NBC's Chris Hansen on the latest installment of 'To Catch a Predator'
Dateline NBC's Chris Hansen
Dateline NBC's Chris Hansen

Chris Hansen answered a few questions from MSNBC's Dan Abrams on the latest installment on "To Catch a Predator."

Below, Chris weighs in on the authorities' involvement in the Perverted Justice project, and on still being anxious about the confrontations.

On how the authorities got involved in the upcoming repot
  How did you get the authorities involved this time as opposed to the previous occasions? 

CHRIS HANSEN, DATELINE CORRESPONDENT:  Well, it was really Perverted Justice who had contact with the Riverside County Sheriff's Department and they pretty much worked it out.  We did our usual investigation in the house. 

Perverted Justice is the group which supplies the decoys and the volunteers to do this. Perverted Justice let the sheriff's department know when a potential predator was coming.  After we talked to the men, and once they left the house, it was really up to the sheriff's department at that point to make the arrest and make the charges stick. Perverted Justice would later give the sheriff's department the chat logs so they had some more information.

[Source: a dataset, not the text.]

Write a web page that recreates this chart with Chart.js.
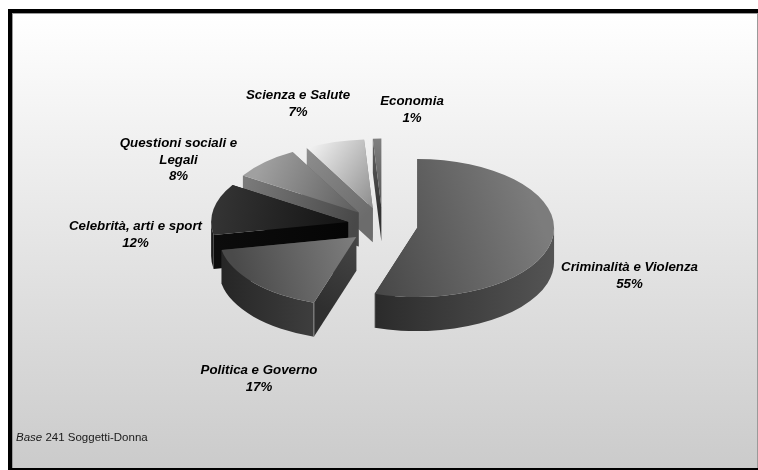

On police making the charges stick
In the past, there have been problems making the charges stick.  If I recall correctly, only one or two of all the people who you have caught on camera have actually been charged with crimes. 
Hansen: In the last case in Fairfax County, Virginia, at least four people are being prosecuted either by the district attorney's office or by military prosecutors.  What happened in that case, Dan, was that there were some jurisdictional questions as to whether or not the district attorney's office could take the cases. Some of the guys weren't in Fairfax County when they were on their computer actually having these conversations— the alleged solicitation, if you will, the actual crime. 

Those issues in some of these cases were worked out, so now we are seeing prosecutions. But obviously, you are right— if you have the police outside and they can react to this in real time, it's a lot easier to make a case.

Are confrontations getting easier?
Abrams: Is it getting easier for you to confront them?  I would think that it's a little bit uncomfortable. I’m recalling the time you gave a naked guy a towel. I would think that it's generally uncomfortable to be confronting these guys.  Is it becoming almost second nature to for you to say "Hey, sit down" ?
Hansen:  Well, you know it's interesting because the first guy to walk in this time— I was absolutely just as anxious as the very first time we did it.  It really doesn't change as much as you think. As thorough as you are with your research and your background on who this fellow is, you really don't know what this guy could do when he walks in the door.